The request:
Everything in the data should be repeated exactly, save for the images.

Data lines:
┌────────

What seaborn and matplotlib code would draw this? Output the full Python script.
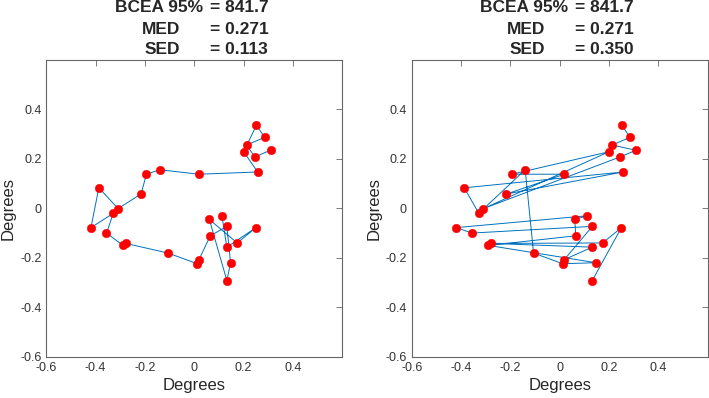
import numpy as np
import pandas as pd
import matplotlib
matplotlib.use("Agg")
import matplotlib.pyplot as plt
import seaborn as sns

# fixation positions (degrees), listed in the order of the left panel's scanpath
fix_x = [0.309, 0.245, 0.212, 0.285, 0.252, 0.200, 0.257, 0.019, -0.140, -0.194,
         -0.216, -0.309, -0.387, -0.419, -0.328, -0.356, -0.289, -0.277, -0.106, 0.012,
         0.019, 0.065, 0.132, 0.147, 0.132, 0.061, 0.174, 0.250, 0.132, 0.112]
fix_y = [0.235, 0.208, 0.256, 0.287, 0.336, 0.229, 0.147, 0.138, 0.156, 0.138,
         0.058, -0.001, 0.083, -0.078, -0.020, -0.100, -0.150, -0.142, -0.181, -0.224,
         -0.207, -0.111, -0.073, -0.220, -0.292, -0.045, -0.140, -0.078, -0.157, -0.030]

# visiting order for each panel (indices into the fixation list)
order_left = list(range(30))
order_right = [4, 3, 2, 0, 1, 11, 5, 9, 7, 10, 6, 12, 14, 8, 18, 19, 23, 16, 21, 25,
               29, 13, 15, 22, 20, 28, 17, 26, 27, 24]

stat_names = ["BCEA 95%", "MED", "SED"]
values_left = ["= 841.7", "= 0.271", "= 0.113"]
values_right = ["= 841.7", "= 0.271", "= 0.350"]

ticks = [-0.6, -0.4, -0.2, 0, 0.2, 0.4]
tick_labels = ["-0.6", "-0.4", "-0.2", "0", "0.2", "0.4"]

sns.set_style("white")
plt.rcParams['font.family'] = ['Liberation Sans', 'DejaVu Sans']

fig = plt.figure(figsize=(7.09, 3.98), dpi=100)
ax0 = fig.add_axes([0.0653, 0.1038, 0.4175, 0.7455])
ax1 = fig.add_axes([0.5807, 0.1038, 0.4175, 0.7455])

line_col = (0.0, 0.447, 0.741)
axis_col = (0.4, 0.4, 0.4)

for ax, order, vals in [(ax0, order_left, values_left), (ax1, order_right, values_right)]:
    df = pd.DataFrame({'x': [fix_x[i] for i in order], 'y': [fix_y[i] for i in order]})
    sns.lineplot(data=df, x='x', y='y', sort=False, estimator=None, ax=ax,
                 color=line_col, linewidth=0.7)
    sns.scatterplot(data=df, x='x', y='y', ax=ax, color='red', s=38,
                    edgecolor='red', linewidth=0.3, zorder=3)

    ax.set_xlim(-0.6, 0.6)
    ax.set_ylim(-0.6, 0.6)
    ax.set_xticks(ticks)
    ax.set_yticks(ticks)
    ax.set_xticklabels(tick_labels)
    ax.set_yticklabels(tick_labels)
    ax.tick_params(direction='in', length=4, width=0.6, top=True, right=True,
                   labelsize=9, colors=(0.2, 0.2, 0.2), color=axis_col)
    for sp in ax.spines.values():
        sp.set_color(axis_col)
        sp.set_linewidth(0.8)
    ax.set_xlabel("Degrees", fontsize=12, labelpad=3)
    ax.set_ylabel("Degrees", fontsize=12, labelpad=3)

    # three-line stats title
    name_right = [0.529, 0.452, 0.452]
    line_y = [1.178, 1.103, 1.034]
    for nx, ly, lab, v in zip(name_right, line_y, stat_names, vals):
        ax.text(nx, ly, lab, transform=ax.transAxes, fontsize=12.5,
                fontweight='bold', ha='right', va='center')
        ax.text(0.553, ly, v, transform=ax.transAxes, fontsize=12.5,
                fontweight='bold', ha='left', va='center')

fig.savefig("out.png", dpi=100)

└────────

Exercise solution:
What seaborn and matplotlib code would draw this? Output the full Python script.
import numpy as np
import pandas as pd
import matplotlib
matplotlib.use("Agg")
import matplotlib.pyplot as plt
import seaborn as sns

# fixation positions (degrees), listed in the order of the left panel's scanpath
fix_x = [0.309, 0.245, 0.212, 0.285, 0.252, 0.200, 0.257, 0.019, -0.140, -0.194,
         -0.216, -0.309, -0.387, -0.419, -0.328, -0.356, -0.289, -0.277, -0.106, 0.012,
         0.019, 0.065, 0.132, 0.147, 0.132, 0.061, 0.174, 0.250, 0.132, 0.112]
fix_y = [0.235, 0.208, 0.256, 0.287, 0.336, 0.229, 0.147, 0.138, 0.156, 0.138,
         0.058, -0.001, 0.083, -0.078, -0.020, -0.100, -0.150, -0.142, -0.181, -0.224,
         -0.207, -0.111, -0.073, -0.220, -0.292, -0.045, -0.140, -0.078, -0.157, -0.030]

# visiting order for each panel (indices into the fixation list)
order_left = list(range(30))
order_right = [4, 3, 2, 0, 1, 11, 5, 9, 7, 10, 6, 12, 14, 8, 18, 19, 23, 16, 21, 25,
               29, 13, 15, 22, 20, 28, 17, 26, 27, 24]

stat_names = ["BCEA 95%", "MED", "SED"]
values_left = ["= 841.7", "= 0.271", "= 0.113"]
values_right = ["= 841.7", "= 0.271", "= 0.350"]

ticks = [-0.6, -0.4, -0.2, 0, 0.2, 0.4]
tick_labels = ["-0.6", "-0.4", "-0.2", "0", "0.2", "0.4"]

sns.set_style("white")
plt.rcParams['font.family'] = ['Liberation Sans', 'DejaVu Sans']

fig = plt.figure(figsize=(7.09, 3.98), dpi=100)
ax0 = fig.add_axes([0.0653, 0.1038, 0.4175, 0.7455])
ax1 = fig.add_axes([0.5807, 0.1038, 0.4175, 0.7455])

line_col = (0.0, 0.447, 0.741)
axis_col = (0.4, 0.4, 0.4)

for ax, order, vals in [(ax0, order_left, values_left), (ax1, order_right, values_right)]:
    df = pd.DataFrame({'x': [fix_x[i] for i in order], 'y': [fix_y[i] for i in order]})
    sns.lineplot(data=df, x='x', y='y', sort=False, estimator=None, ax=ax,
                 color=line_col, linewidth=0.7)
    sns.scatterplot(data=df, x='x', y='y', ax=ax, color='red', s=38,
                    edgecolor='red', linewidth=0.3, zorder=3)

    ax.set_xlim(-0.6, 0.6)
    ax.set_ylim(-0.6, 0.6)
    ax.set_xticks(ticks)
    ax.set_yticks(ticks)
    ax.set_xticklabels(tick_labels)
    ax.set_yticklabels(tick_labels)
    ax.tick_params(direction='in', length=4, width=0.6, top=True, right=True,
                   labelsize=9, colors=(0.2, 0.2, 0.2), color=axis_col)
    for sp in ax.spines.values():
        sp.set_color(axis_col)
        sp.set_linewidth(0.8)
    ax.set_xlabel("Degrees", fontsize=12, labelpad=3)
    ax.set_ylabel("Degrees", fontsize=12, labelpad=3)

    # three-line stats title
    name_right = [0.529, 0.452, 0.452]
    line_y = [1.178, 1.103, 1.034]
    for nx, ly, lab, v in zip(name_right, line_y, stat_names, vals):
        ax.text(nx, ly, lab, transform=ax.transAxes, fontsize=12.5,
                fontweight='bold', ha='right', va='center')
        ax.text(0.553, ly, v, transform=ax.transAxes, fontsize=12.5,
                fontweight='bold', ha='left', va='center')

fig.savefig("out.png", dpi=100)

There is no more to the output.